I open my eyes and feel my right eye throbbing faintly. As if I feel the pressure of the blood making its way through the tiny veins. It’s not so much painful but more annoying.

I analyze and take count of my new aches and pains, before getting out of bed. In addition to the discomfort in my eyes, over the past few nights I have felt a pain in my arms. Especially in my left arm. I don’t quite know how to describe it, it’s a pain I’ve never felt before. I don’t know if it’s my joints, muscles or what it is exactly that hurts. I’ve put it down to my sleeping position and have tried not to lay on that arm too much at night. It is a strange pain, I feel it especially when I stretch my arm, it also seems as if something inside is excessively tense.

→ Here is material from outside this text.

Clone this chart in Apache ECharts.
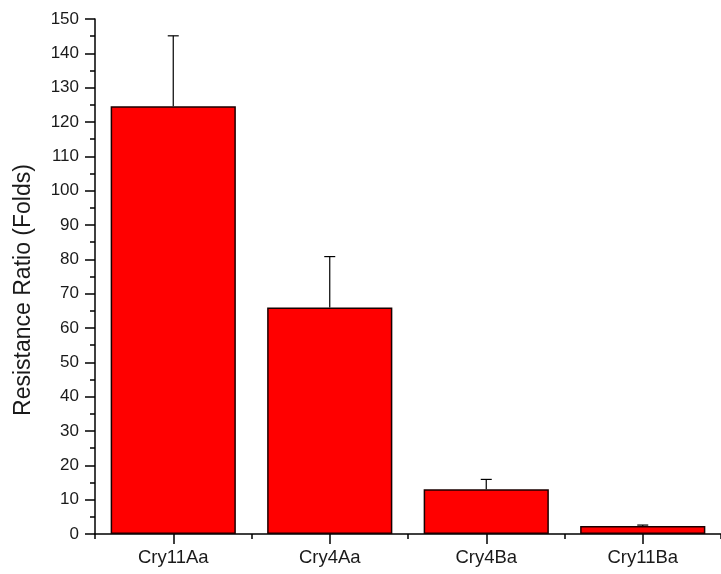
<!DOCTYPE html>
<html>
<head>
<meta charset="utf-8">
<script src="https://cdn.jsdelivr.net/npm/echarts@6/dist/echarts.min.js"></script>
<style>
  html, body { margin: 0; padding: 0; background: #fff; }
  #chart { width: 721px; height: 574px; }
</style>
</head>
<body>
<div id="chart"></div>
<script>
// Resistance ratios (mean and upper error) per toxin
var categories = ['Cry11Aa', 'Cry4Aa', 'Cry4Ba', 'Cry11Ba'];
var ratios = [124.6, 66.0, 13.0, 2.3];
var errors = [20.5, 14.8, 2.9, 0.3];
var yTicks = { min: 0, max: 150, step: 10 };
var yTitle = 'Resistance Ratio (Folds)';

var font = 'Liberation Sans, Arial, sans-serif';
var chart = echarts.init(document.getElementById('chart'), null, { renderer: 'canvas' });

var errData = categories.map(function (c, i) { return [i, ratios[i], errors[i]]; });

chart.setOption({
  animation: false,
  backgroundColor: '#ffffff',
  grid: { left: 95, top: 19, width: 634, height: 515, containLabel: false },
  graphic: [{
    type: 'text',
    x: 24,
    y: 290,
    rotation: Math.PI / 2,
    style: {
      text: yTitle,
      fill: '#1a1a1a',
      font: '23px ' + font,
      textAlign: 'center',
      textVerticalAlign: 'middle'
    }
  }],
  xAxis: [{
    type: 'category',
    data: categories,
    boundaryGap: true,
    axisLine: { show: true, lineStyle: { color: '#000', width: 1.5 } },
    axisTick: { show: true, alignWithLabel: true, length: 10, lineStyle: { color: '#000', width: 1.5 } },
    axisLabel: { color: '#1a1a1a', fontFamily: font, fontSize: 18.5, margin: 14 },
    splitLine: { show: false }
  }, {
    // short ticks on the category boundaries
    type: 'category',
    data: categories,
    position: 'bottom',
    boundaryGap: true,
    axisLine: { show: false },
    axisTick: { show: true, alignWithLabel: false, length: 5, lineStyle: { color: '#000', width: 1.5 } },
    axisLabel: { show: false },
    splitLine: { show: false }
  }],
  yAxis: {
    type: 'value',
    min: yTicks.min,
    max: yTicks.max,
    interval: yTicks.step,
    axisLine: { show: true, lineStyle: { color: '#000', width: 1.5 } },
    axisTick: { show: true, length: 10, lineStyle: { color: '#000', width: 1.5 } },
    minorTick: { show: true, splitNumber: 2, length: 5, lineStyle: { color: '#000', width: 1.5 } },
    axisLabel: { color: '#1a1a1a', fontFamily: font, fontSize: 17, margin: 16 },
    splitLine: { show: false }
  },
  series: [{
    type: 'bar',
    data: ratios,
    barWidth: '80%',
    itemStyle: { color: '#ff0000', borderColor: '#1a0000', borderWidth: 1.5 },
    z: 2
  }, {
    type: 'custom',
    data: errData,
    z: 3,
    renderItem: function (params, api) {
      var i = api.value(0);
      var lo = api.coord([i, api.value(1)]);
      var hi = api.coord([i, api.value(1) + api.value(2)]);
      var half = 5.5;
      var style = { stroke: '#000', lineWidth: 1.2 };
      return {
        type: 'group',
        children: [
          { type: 'line', shape: { x1: lo[0], y1: lo[1], x2: hi[0], y2: hi[1] }, style: style },
          { type: 'line', shape: { x1: hi[0] - half, y1: hi[1], x2: hi[0] + half, y2: hi[1] }, style: style }
        ]
      };
    }
  }]
});
</script>
</body>
</html>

With the little light that enters through the blinds that are still closed, I examine my arm. I look at my veins and see that they look different. More marked, in more intense colors. Suddenly a light bulb comes on: the veins, it’s the veins that hurt!

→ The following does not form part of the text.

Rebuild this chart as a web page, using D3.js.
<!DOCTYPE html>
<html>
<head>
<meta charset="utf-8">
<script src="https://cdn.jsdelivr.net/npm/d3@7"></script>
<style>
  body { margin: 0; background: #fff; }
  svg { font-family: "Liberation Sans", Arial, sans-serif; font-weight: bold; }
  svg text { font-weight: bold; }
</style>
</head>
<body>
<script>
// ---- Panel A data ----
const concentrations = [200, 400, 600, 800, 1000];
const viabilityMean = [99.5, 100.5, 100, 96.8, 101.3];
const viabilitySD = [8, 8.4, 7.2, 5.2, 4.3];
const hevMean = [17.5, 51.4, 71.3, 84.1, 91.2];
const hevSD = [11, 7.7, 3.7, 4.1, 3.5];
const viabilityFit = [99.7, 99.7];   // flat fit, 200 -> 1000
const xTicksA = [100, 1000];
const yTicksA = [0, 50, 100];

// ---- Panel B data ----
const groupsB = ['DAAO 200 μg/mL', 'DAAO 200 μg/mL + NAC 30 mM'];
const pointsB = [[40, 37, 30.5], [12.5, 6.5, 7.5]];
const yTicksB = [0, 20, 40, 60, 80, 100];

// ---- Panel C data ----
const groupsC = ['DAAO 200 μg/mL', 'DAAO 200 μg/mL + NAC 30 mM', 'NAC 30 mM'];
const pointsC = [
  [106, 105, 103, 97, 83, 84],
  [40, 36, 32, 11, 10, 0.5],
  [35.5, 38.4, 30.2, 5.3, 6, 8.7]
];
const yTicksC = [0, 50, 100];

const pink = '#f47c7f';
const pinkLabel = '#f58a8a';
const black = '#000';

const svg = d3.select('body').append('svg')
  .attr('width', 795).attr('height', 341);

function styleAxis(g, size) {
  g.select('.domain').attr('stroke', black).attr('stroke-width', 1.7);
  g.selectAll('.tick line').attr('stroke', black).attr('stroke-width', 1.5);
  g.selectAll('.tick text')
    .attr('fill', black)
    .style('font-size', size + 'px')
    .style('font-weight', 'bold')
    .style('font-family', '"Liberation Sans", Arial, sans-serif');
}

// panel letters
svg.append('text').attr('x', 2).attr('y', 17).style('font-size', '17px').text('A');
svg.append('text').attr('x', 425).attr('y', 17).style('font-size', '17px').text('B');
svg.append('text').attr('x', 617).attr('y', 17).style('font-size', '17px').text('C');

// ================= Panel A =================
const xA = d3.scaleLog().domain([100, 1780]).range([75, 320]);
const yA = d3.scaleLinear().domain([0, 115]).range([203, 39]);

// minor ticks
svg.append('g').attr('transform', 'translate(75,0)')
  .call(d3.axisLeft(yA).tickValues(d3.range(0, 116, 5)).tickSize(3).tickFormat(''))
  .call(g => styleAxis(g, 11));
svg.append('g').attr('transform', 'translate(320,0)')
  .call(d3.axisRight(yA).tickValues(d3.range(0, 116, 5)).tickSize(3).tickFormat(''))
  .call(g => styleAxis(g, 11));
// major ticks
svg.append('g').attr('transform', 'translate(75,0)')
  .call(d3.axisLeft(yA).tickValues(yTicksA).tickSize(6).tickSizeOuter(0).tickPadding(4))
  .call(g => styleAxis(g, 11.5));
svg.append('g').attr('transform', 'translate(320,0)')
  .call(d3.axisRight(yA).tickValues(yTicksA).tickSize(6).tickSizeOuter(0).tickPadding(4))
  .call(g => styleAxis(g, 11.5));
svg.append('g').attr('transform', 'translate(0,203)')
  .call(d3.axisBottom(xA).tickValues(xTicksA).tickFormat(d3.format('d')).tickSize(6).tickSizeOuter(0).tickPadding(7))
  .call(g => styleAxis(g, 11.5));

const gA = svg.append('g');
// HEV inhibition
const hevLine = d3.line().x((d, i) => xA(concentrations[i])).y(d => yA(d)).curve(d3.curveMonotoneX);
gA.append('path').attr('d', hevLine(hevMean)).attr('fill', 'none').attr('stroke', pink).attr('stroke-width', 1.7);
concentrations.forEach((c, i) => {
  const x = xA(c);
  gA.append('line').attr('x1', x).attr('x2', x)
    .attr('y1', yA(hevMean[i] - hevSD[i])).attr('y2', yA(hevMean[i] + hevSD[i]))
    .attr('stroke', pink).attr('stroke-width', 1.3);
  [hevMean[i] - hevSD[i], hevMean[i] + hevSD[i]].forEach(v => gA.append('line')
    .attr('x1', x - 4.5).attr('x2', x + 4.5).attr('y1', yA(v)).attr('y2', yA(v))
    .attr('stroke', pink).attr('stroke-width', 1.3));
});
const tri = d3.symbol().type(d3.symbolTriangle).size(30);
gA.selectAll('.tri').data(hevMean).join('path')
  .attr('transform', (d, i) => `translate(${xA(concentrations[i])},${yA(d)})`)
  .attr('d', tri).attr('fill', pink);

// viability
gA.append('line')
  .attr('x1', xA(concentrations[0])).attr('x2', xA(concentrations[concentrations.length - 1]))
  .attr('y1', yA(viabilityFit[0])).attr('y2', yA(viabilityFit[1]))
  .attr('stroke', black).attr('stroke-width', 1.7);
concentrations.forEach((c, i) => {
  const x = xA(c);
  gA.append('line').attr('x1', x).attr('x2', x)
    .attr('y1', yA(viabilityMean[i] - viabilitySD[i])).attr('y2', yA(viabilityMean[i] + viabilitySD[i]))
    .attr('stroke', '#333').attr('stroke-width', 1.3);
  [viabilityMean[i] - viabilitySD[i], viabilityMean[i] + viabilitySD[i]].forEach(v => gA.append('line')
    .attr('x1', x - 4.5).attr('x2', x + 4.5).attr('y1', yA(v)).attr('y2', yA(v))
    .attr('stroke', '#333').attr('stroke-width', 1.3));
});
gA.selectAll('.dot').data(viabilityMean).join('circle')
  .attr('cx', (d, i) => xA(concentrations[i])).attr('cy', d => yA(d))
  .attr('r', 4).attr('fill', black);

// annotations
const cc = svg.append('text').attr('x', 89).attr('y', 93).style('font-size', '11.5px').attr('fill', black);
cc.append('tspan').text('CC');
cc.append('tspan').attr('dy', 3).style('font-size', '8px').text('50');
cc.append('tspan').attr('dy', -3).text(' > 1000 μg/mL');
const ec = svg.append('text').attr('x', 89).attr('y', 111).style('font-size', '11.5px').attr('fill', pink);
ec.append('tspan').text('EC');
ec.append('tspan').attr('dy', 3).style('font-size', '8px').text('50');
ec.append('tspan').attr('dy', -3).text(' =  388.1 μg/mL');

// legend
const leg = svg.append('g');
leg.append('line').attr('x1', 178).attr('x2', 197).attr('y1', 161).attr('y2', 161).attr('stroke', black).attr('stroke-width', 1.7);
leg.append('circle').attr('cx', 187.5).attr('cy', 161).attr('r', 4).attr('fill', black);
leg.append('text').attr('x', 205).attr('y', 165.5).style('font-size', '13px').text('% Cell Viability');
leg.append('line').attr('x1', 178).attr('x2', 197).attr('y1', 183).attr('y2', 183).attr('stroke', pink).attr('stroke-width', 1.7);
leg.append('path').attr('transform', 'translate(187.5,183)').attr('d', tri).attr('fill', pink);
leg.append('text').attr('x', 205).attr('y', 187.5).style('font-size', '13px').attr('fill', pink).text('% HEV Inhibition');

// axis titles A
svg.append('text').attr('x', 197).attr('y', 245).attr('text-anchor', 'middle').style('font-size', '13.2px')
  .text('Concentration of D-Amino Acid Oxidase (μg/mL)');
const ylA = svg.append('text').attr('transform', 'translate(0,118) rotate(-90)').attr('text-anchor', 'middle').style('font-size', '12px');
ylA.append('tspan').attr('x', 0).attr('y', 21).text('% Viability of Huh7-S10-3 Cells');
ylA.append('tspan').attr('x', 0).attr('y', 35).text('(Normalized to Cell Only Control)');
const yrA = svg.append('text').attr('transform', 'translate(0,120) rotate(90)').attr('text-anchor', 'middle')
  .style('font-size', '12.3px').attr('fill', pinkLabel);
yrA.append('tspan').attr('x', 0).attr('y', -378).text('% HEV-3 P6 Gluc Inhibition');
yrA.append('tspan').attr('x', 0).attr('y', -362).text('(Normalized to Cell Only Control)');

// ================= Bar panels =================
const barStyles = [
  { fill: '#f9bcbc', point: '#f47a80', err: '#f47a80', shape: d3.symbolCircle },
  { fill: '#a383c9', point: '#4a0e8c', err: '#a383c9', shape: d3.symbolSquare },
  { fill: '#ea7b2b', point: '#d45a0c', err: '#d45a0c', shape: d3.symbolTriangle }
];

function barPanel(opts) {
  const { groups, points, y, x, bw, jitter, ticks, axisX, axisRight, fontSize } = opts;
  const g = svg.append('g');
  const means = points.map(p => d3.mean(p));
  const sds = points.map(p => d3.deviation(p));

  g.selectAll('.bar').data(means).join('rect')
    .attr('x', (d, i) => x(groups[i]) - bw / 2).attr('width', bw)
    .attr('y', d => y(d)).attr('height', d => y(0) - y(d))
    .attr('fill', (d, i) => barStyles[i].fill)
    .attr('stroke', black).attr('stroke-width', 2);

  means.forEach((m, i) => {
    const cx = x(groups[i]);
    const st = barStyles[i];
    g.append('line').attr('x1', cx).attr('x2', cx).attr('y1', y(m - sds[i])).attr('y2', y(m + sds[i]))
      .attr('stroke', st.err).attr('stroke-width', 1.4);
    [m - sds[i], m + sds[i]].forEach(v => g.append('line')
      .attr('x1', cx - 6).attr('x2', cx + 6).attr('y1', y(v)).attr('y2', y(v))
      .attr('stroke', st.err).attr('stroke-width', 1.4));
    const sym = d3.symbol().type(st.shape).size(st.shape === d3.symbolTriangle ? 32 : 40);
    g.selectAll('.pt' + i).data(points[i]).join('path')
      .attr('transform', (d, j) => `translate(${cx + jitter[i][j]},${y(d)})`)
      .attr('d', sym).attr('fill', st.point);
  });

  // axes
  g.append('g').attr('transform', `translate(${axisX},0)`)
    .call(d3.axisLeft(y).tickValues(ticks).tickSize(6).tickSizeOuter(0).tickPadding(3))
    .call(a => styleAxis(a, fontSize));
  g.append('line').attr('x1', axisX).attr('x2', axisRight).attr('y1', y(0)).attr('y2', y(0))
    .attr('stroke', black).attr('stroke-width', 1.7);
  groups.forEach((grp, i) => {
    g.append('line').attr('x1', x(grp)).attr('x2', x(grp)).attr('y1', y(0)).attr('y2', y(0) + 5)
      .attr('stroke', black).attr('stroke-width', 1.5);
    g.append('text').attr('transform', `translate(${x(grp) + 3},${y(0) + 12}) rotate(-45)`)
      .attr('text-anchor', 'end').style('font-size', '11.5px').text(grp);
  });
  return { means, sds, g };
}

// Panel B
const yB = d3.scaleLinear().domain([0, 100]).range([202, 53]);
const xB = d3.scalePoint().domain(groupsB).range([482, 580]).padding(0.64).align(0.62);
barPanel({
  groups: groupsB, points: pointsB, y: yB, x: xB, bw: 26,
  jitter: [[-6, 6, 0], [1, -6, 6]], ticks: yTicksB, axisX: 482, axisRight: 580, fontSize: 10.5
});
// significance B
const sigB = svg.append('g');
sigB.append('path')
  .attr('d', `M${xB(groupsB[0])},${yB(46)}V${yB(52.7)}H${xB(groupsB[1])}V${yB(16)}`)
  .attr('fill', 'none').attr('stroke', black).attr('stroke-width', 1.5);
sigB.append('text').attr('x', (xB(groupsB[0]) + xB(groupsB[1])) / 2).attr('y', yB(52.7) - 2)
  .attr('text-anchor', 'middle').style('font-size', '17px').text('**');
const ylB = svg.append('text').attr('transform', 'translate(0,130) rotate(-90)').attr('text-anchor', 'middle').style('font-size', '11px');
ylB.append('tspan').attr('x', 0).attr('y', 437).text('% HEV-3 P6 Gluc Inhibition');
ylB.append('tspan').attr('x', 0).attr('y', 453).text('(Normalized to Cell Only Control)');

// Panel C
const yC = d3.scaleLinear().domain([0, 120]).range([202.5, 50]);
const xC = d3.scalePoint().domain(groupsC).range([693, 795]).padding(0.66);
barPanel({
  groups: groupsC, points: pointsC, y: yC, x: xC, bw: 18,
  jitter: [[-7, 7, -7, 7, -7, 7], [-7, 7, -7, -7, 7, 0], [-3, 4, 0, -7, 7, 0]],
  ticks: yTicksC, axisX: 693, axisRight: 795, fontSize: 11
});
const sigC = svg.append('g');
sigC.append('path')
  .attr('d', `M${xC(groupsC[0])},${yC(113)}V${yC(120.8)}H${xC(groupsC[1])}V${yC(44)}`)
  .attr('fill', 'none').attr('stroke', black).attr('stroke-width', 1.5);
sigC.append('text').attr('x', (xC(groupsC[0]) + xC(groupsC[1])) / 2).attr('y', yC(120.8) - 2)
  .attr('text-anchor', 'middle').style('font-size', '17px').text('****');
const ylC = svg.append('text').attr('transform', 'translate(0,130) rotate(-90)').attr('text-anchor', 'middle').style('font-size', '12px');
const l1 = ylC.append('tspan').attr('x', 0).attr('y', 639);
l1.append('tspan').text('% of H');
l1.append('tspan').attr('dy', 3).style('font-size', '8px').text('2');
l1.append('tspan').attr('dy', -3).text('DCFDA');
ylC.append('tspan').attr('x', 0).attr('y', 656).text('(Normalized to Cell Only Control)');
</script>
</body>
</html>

I have read and heard many times that chemotherapy affects the veins. However, no one ever told me that the veins in my arms could start hurting. To be honest, I didn’t even know that the veins in an arm could hurt.

I take my phone from my nightstand and ask Google for “arm vein pain chemo”. The first result it shows is a post on the paulyvelez.com blog, “Caring for your veins during chemo.”

“There are a lot of things doctors don’t say about chemo that are important to know, including how intravenous medications can affect your veins. I wish someone had told me that when I started treatment, to save me a lot of suffering. That’s why I decided to write this article, so you won’t be caught off guard like I was.”

I feel instantly identified in the first sentence I read. I continue reading.

“If you are lucky enough to have thin and sensitive veins like mine, you will have this kind of pain from the first session. If you don’t take care of your veins, with each cycle it will be more painful until your veins are completely unusable for the treatment and your arm cannot extend any longer, as has happened to me. If you’re not that lucky, it’s still advisable to take care of your veins to avoid damaging them.”

Wow…time and time again throughout this treatment I come face to face with the same conclusion…there is so much we are not being told! Things that affect our quality of life in ways that only a person who has been through cancer treatment can imagine. It makes me angry, it makes me feel a little helpless. I feel like I’m always on the running after the facts, reacting, not in control of the situation.

To be fair, at one of my appointments the doctor talked about a reservoir. She said that if my veins would start to bother me at some moment, I’d better get the reservoir as soon as possible. But I didn’t even know what a reservoir was, or what it meant when the veins bother you.

The sister of a friend of Samirah in the Netherlands, during one of her chemotherapy cycles, the medicine leaked out of her vein. Apparently, this situation is quite complicated because they have to clean the body or the area where the chemo leaked out. I assumed this type of situation is what the doctor meant by “veins bothering you”.

And now, now I will have to worry about my veins too, and I don’t want to.